Below is a listing to write out in full, exactly as given, without its pictures.

[Start of SUPPLIED DATA]

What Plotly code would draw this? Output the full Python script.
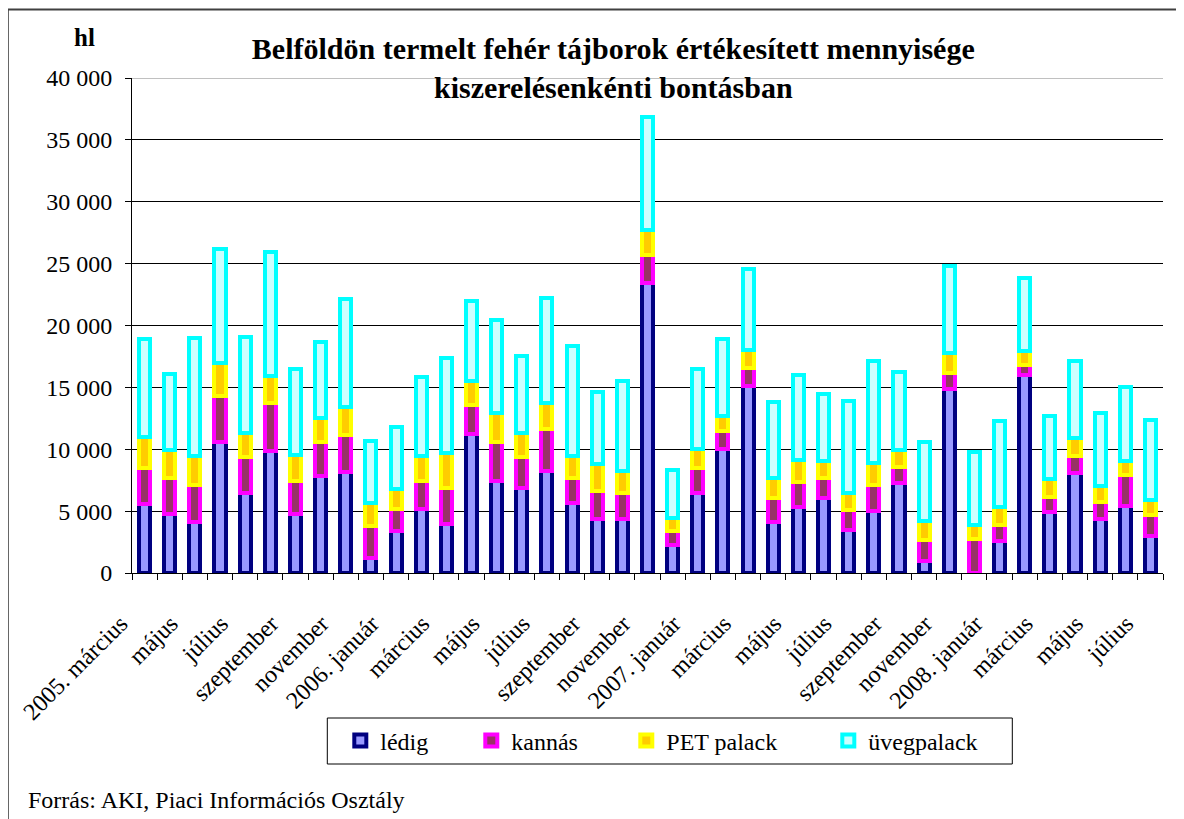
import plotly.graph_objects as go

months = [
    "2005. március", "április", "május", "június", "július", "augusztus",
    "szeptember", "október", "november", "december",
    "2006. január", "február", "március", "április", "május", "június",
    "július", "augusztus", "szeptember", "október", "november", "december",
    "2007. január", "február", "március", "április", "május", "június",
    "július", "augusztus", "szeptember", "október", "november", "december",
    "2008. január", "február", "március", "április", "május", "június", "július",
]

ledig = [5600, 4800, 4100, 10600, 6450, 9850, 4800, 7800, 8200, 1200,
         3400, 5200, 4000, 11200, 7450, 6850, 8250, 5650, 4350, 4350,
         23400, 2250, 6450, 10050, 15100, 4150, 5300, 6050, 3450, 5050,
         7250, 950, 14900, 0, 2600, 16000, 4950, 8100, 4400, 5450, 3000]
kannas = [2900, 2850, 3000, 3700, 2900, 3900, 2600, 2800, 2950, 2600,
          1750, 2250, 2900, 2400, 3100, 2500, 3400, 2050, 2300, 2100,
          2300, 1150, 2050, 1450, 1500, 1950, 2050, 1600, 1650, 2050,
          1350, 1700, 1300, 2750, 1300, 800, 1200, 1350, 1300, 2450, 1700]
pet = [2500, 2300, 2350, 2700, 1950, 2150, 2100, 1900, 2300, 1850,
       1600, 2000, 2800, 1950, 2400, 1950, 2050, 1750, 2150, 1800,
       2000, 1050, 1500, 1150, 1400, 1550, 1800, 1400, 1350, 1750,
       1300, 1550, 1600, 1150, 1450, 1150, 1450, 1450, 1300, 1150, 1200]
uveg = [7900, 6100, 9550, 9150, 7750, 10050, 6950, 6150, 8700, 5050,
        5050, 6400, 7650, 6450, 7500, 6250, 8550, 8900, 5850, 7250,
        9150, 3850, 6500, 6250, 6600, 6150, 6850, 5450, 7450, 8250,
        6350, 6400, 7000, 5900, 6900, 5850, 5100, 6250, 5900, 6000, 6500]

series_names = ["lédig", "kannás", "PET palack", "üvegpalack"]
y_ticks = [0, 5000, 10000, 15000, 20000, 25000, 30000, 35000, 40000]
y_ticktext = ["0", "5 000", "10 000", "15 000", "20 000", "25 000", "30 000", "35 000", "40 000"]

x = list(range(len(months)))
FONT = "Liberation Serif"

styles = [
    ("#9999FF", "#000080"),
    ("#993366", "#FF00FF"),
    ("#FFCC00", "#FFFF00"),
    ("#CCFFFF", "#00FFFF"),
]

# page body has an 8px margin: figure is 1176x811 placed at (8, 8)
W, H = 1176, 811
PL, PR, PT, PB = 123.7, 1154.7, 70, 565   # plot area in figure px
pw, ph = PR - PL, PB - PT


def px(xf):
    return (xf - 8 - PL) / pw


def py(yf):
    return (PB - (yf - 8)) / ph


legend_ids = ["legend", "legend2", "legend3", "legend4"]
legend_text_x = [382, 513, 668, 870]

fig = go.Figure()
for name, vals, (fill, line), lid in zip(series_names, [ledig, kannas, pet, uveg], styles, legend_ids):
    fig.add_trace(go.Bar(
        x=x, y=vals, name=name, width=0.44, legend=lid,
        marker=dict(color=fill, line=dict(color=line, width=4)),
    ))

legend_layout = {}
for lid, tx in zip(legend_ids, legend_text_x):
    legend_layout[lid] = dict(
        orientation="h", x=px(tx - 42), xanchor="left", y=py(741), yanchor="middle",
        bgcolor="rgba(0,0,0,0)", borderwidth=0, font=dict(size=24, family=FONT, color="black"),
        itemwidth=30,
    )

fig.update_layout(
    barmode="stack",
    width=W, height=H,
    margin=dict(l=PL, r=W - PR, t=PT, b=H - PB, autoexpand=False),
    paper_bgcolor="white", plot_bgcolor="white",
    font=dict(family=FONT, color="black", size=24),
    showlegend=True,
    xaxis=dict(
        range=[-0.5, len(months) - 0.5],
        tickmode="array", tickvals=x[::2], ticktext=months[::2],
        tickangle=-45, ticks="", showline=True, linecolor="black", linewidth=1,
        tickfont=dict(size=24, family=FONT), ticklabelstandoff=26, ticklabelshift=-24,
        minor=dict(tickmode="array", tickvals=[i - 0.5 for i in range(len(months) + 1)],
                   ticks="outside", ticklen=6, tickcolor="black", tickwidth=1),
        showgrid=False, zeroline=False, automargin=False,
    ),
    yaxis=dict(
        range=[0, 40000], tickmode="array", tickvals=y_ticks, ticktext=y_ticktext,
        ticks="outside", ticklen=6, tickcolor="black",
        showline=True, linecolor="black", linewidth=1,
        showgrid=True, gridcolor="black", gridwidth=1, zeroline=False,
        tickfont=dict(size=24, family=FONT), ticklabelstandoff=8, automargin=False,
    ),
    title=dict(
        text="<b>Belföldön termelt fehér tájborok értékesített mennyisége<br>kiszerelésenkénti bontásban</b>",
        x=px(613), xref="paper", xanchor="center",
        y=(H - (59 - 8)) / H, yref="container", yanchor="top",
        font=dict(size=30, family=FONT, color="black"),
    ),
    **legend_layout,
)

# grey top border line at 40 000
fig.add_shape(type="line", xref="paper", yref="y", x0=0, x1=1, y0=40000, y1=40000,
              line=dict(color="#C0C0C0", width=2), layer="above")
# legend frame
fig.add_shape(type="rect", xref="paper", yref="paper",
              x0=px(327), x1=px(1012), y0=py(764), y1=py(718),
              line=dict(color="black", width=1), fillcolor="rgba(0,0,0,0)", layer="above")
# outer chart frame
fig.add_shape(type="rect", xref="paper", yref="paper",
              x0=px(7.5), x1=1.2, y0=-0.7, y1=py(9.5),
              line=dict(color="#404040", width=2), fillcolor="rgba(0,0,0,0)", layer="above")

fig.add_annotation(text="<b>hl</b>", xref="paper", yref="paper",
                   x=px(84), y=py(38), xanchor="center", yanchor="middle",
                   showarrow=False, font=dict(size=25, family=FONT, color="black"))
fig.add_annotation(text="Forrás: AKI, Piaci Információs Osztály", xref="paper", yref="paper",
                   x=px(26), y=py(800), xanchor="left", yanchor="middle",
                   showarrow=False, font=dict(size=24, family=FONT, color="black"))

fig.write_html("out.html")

[End of SUPPLIED DATA]

FULL OUTPUT:
What Plotly code would draw this? Output the full Python script.
import plotly.graph_objects as go

months = [
    "2005. március", "április", "május", "június", "július", "augusztus",
    "szeptember", "október", "november", "december",
    "2006. január", "február", "március", "április", "május", "június",
    "július", "augusztus", "szeptember", "október", "november", "december",
    "2007. január", "február", "március", "április", "május", "június",
    "július", "augusztus", "szeptember", "október", "november", "december",
    "2008. január", "február", "március", "április", "május", "június", "július",
]

ledig = [5600, 4800, 4100, 10600, 6450, 9850, 4800, 7800, 8200, 1200,
         3400, 5200, 4000, 11200, 7450, 6850, 8250, 5650, 4350, 4350,
         23400, 2250, 6450, 10050, 15100, 4150, 5300, 6050, 3450, 5050,
         7250, 950, 14900, 0, 2600, 16000, 4950, 8100, 4400, 5450, 3000]
kannas = [2900, 2850, 3000, 3700, 2900, 3900, 2600, 2800, 2950, 2600,
          1750, 2250, 2900, 2400, 3100, 2500, 3400, 2050, 2300, 2100,
          2300, 1150, 2050, 1450, 1500, 1950, 2050, 1600, 1650, 2050,
          1350, 1700, 1300, 2750, 1300, 800, 1200, 1350, 1300, 2450, 1700]
pet = [2500, 2300, 2350, 2700, 1950, 2150, 2100, 1900, 2300, 1850,
       1600, 2000, 2800, 1950, 2400, 1950, 2050, 1750, 2150, 1800,
       2000, 1050, 1500, 1150, 1400, 1550, 1800, 1400, 1350, 1750,
       1300, 1550, 1600, 1150, 1450, 1150, 1450, 1450, 1300, 1150, 1200]
uveg = [7900, 6100, 9550, 9150, 7750, 10050, 6950, 6150, 8700, 5050,
        5050, 6400, 7650, 6450, 7500, 6250, 8550, 8900, 5850, 7250,
        9150, 3850, 6500, 6250, 6600, 6150, 6850, 5450, 7450, 8250,
        6350, 6400, 7000, 5900, 6900, 5850, 5100, 6250, 5900, 6000, 6500]

series_names = ["lédig", "kannás", "PET palack", "üvegpalack"]
y_ticks = [0, 5000, 10000, 15000, 20000, 25000, 30000, 35000, 40000]
y_ticktext = ["0", "5 000", "10 000", "15 000", "20 000", "25 000", "30 000", "35 000", "40 000"]

x = list(range(len(months)))
FONT = "Liberation Serif"

styles = [
    ("#9999FF", "#000080"),
    ("#993366", "#FF00FF"),
    ("#FFCC00", "#FFFF00"),
    ("#CCFFFF", "#00FFFF"),
]

# page body has an 8px margin: figure is 1176x811 placed at (8, 8)
W, H = 1176, 811
PL, PR, PT, PB = 123.7, 1154.7, 70, 565   # plot area in figure px
pw, ph = PR - PL, PB - PT


def px(xf):
    return (xf - 8 - PL) / pw


def py(yf):
    return (PB - (yf - 8)) / ph


legend_ids = ["legend", "legend2", "legend3", "legend4"]
legend_text_x = [382, 513, 668, 870]

fig = go.Figure()
for name, vals, (fill, line), lid in zip(series_names, [ledig, kannas, pet, uveg], styles, legend_ids):
    fig.add_trace(go.Bar(
        x=x, y=vals, name=name, width=0.44, legend=lid,
        marker=dict(color=fill, line=dict(color=line, width=4)),
    ))

legend_layout = {}
for lid, tx in zip(legend_ids, legend_text_x):
    legend_layout[lid] = dict(
        orientation="h", x=px(tx - 42), xanchor="left", y=py(741), yanchor="middle",
        bgcolor="rgba(0,0,0,0)", borderwidth=0, font=dict(size=24, family=FONT, color="black"),
        itemwidth=30,
    )

fig.update_layout(
    barmode="stack",
    width=W, height=H,
    margin=dict(l=PL, r=W - PR, t=PT, b=H - PB, autoexpand=False),
    paper_bgcolor="white", plot_bgcolor="white",
    font=dict(family=FONT, color="black", size=24),
    showlegend=True,
    xaxis=dict(
        range=[-0.5, len(months) - 0.5],
        tickmode="array", tickvals=x[::2], ticktext=months[::2],
        tickangle=-45, ticks="", showline=True, linecolor="black", linewidth=1,
        tickfont=dict(size=24, family=FONT), ticklabelstandoff=26, ticklabelshift=-24,
        minor=dict(tickmode="array", tickvals=[i - 0.5 for i in range(len(months) + 1)],
                   ticks="outside", ticklen=6, tickcolor="black", tickwidth=1),
        showgrid=False, zeroline=False, automargin=False,
    ),
    yaxis=dict(
        range=[0, 40000], tickmode="array", tickvals=y_ticks, ticktext=y_ticktext,
        ticks="outside", ticklen=6, tickcolor="black",
        showline=True, linecolor="black", linewidth=1,
        showgrid=True, gridcolor="black", gridwidth=1, zeroline=False,
        tickfont=dict(size=24, family=FONT), ticklabelstandoff=8, automargin=False,
    ),
    title=dict(
        text="<b>Belföldön termelt fehér tájborok értékesített mennyisége<br>kiszerelésenkénti bontásban</b>",
        x=px(613), xref="paper", xanchor="center",
        y=(H - (59 - 8)) / H, yref="container", yanchor="top",
        font=dict(size=30, family=FONT, color="black"),
    ),
    **legend_layout,
)

# grey top border line at 40 000
fig.add_shape(type="line", xref="paper", yref="y", x0=0, x1=1, y0=40000, y1=40000,
              line=dict(color="#C0C0C0", width=2), layer="above")
# legend frame
fig.add_shape(type="rect", xref="paper", yref="paper",
              x0=px(327), x1=px(1012), y0=py(764), y1=py(718),
              line=dict(color="black", width=1), fillcolor="rgba(0,0,0,0)", layer="above")
# outer chart frame
fig.add_shape(type="rect", xref="paper", yref="paper",
              x0=px(7.5), x1=1.2, y0=-0.7, y1=py(9.5),
              line=dict(color="#404040", width=2), fillcolor="rgba(0,0,0,0)", layer="above")

fig.add_annotation(text="<b>hl</b>", xref="paper", yref="paper",
                   x=px(84), y=py(38), xanchor="center", yanchor="middle",
                   showarrow=False, font=dict(size=25, family=FONT, color="black"))
fig.add_annotation(text="Forrás: AKI, Piaci Információs Osztály", xref="paper", yref="paper",
                   x=px(26), y=py(800), xanchor="left", yanchor="middle",
                   showarrow=False, font=dict(size=24, family=FONT, color="black"))

fig.write_html("out.html")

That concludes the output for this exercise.